ADA guidelines for compliance and accommodations are ever shifting

by on January 21, 2009 · 0 Comment POSTED IN: HR Info Center

Easy ADA Compliance

Do your supervisors know how to handle requests for ADA accommodations from disabled workers? If not, your company may be liable under the Americans with Disabilities Act.

A customer service rep whose cysts caused him back pain asked to work standing up. It would have been a simple ADA accommodation.

Unfortunately, the rep’s supervisor didn’t take the request seriously. Instead, he insisted there’d be no standing on the job.

When the worker complained he got fired. He filed an ADA lawsuit and the employer settled quickly. The man was reinstated. He was awarded $5,000 and back wages. And the employer promised to train its managers in providing accommodations to disabled workers.

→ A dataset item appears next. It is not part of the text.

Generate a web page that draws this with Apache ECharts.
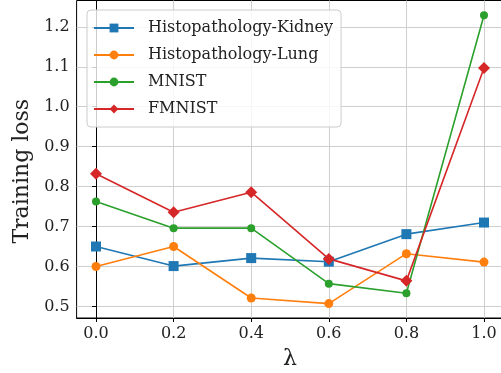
<!DOCTYPE html>
<html>
<head>
    <meta charset="UTF-8">
    <title>Training loss</title>
    <script src="https://cdn.jsdelivr.net/npm/echarts@6/dist/echarts.min.js"></script>
    <style>
        html, body { margin: 0; padding: 0; background: #fff; }
        #main { width: 501px; height: 373px; }
    </style>
</head>
<body>
<div id="main"></div>
<script type="text/javascript">
    // lambda values on the x axis
    var lambdas = [0.0, 0.2, 0.4, 0.6, 0.8, 1.0];
    // training loss per dataset
    var kidney = [0.650, 0.601, 0.621, 0.612, 0.681, 0.710];
    var lung = [0.600, 0.650, 0.521, 0.507, 0.632, 0.611];
    var mnist = [0.763, 0.696, 0.696, 0.557, 0.533, 1.229];
    var fmnist = [0.832, 0.736, 0.786, 0.619, 0.564, 1.097];
    // tick positions
    var xTicks = [0.0, 0.2, 0.4, 0.6, 0.8, 1.0];
    var yTicks = [0.5, 0.6, 0.7, 0.8, 0.9, 1.0, 1.1, 1.2];

    var serif = '"DejaVu Serif", "Liberation Serif", serif';

    function pairs(ys) {
        var out = [];
        for (var i = 0; i < lambdas.length; i++) {
            out.push([lambdas[i], ys[i]]);
        }
        return out;
    }

    // only label the "nice" ticks, not the axis ends
    function tickLabel(step, digits) {
        return function (v) {
            var k = Math.round(v / step);
            if (Math.abs(k * step - v) > 1e-6) return '';
            return (k * step).toFixed(digits);
        };
    }

    function line(name, data, color, symbol, size) {
        return {
            name: name,
            type: 'line',
            data: pairs(data),
            symbol: symbol,
            symbolSize: size,
            showSymbol: true,
            animation: false,
            lineStyle: { color: color, width: 1.6 },
            itemStyle: { color: color }
        };
    }

    var myChart = echarts.init(document.getElementById('main'));
    myChart.setOption({
        animation: false,
        grid: {
            left: 76.6,
            top: 0.5,
            width: 426.8,
            bottom: 55,
            outerBoundsMode: 'none',
            containLabel: false,
            show: true,
            borderColor: '#000',
            borderWidth: 1,
            backgroundColor: 'transparent'
        },
        legend: {
            orient: 'vertical',
            left: 87,
            top: 10,
            padding: [8, 8, 8, 6],
            itemGap: 7,
            itemWidth: 40,
            itemHeight: 11,
            backgroundColor: 'rgba(255,255,255,0.8)',
            borderColor: '#cccccc',
            borderWidth: 1,
            borderRadius: 4,
            textStyle: {
                fontFamily: serif, fontSize: 16, color: '#222', lineHeight: 20,
                padding: [0, 0, 0, 9]
            },
            data: ['Histopathology-Kidney', 'Histopathology-Lung', 'MNIST', 'FMNIST']
        },
        xAxis: {
            type: 'value',
            min: -0.05,
            max: 1.05,
            splitNumber: 5,
            name: 'λ',
            nameLocation: 'middle',
            nameGap: 30,
            nameTextStyle: { fontFamily: serif, fontSize: 22, color: '#222' },
            axisLine: { show: true, lineStyle: { color: '#000', width: 1 } },
            axisTick: { show: true, length: 4, customValues: xTicks, lineStyle: { color: '#000' } },
            axisLabel: {
                fontFamily: serif, fontSize: 16, color: '#222', margin: 8,
                customValues: xTicks,
                formatter: tickLabel(0.2, 1)
            },
            splitLine: { show: true, lineStyle: { color: '#cfcfcf', width: 1 } }
        },
        yAxis: {
            type: 'value',
            min: 0.471,
            max: 1.266,
            splitNumber: 8,
            name: 'Training loss',
            nameLocation: 'middle',
            nameGap: 40,
            nameTextStyle: {
                fontFamily: serif, fontSize: 22, color: '#222',
                padding: [0, 24, 0, 0]
            },
            axisLine: { show: true, lineStyle: { color: '#000', width: 1 } },
            axisTick: { show: true, length: 4, customValues: yTicks, lineStyle: { color: '#000' } },
            axisLabel: {
                fontFamily: serif, fontSize: 16, color: '#222', margin: 7,
                customValues: yTicks,
                formatter: tickLabel(0.1, 1)
            },
            splitLine: { show: true, lineStyle: { color: '#cfcfcf', width: 1 } }
        },
        series: [
            line('Histopathology-Kidney', kidney, '#1f77b4', 'rect', 10),
            line('Histopathology-Lung', lung, '#ff7f0e', 'circle', 9),
            line('MNIST', mnist, '#2ca02c', 'circle', 8),
            line('FMNIST', fmnist, '#d62728', 'diamond', 12)
        ]
    });
</script>
</body>
</html>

Employer biased against mentally ill

When a worker can’t perform the essential functions of his job because he’s living with a severe mental illness, you’d better be sure you give him every chance to recover and return to work before you fire him.

A company terminated a long-time employee shortly after learning that he was being treated in-house for bi-polar disorder.

Instead of giving him a chance to recover, it taped a termination letter to his front door.

But the EEOC stepped in and filed an ADA lawsuit. The company agreed to pay a $91,000 settlement.

Cite: EEOC v. Vos Electronic Co.

ADA compliance is on both sides

When it comes to disability and mental illness cases, sometimes you can’t go strictly by the book.

An employer denied disability benefits to a worker with mental illness because she failed to file her claim on time. The company’s argument: since the worker missed a 90-day notification deadline, she wasn’t entitled to benefits.

The plaintiff claimed in her ADA lawsuit she missed the deadline because of her mental illness. The court sided with her, suggesting that the company had followed the letter of the law but not it’s spirit. Here’s what it said: “But a limitations period may also sometimes serve as a refuge for an inequity, and make the rule designed to prevent inequity the very means for it to succeed.”

The employer failed to get a summary judgment, and now it’ll spend time, money and energy defending itself in the district courts.

Cite: Chapman v. Choicecare Long Island Term Disability Plan, U.S. Court of Appeals, 2nd Circuit, No. 01-7282, 12/3/02.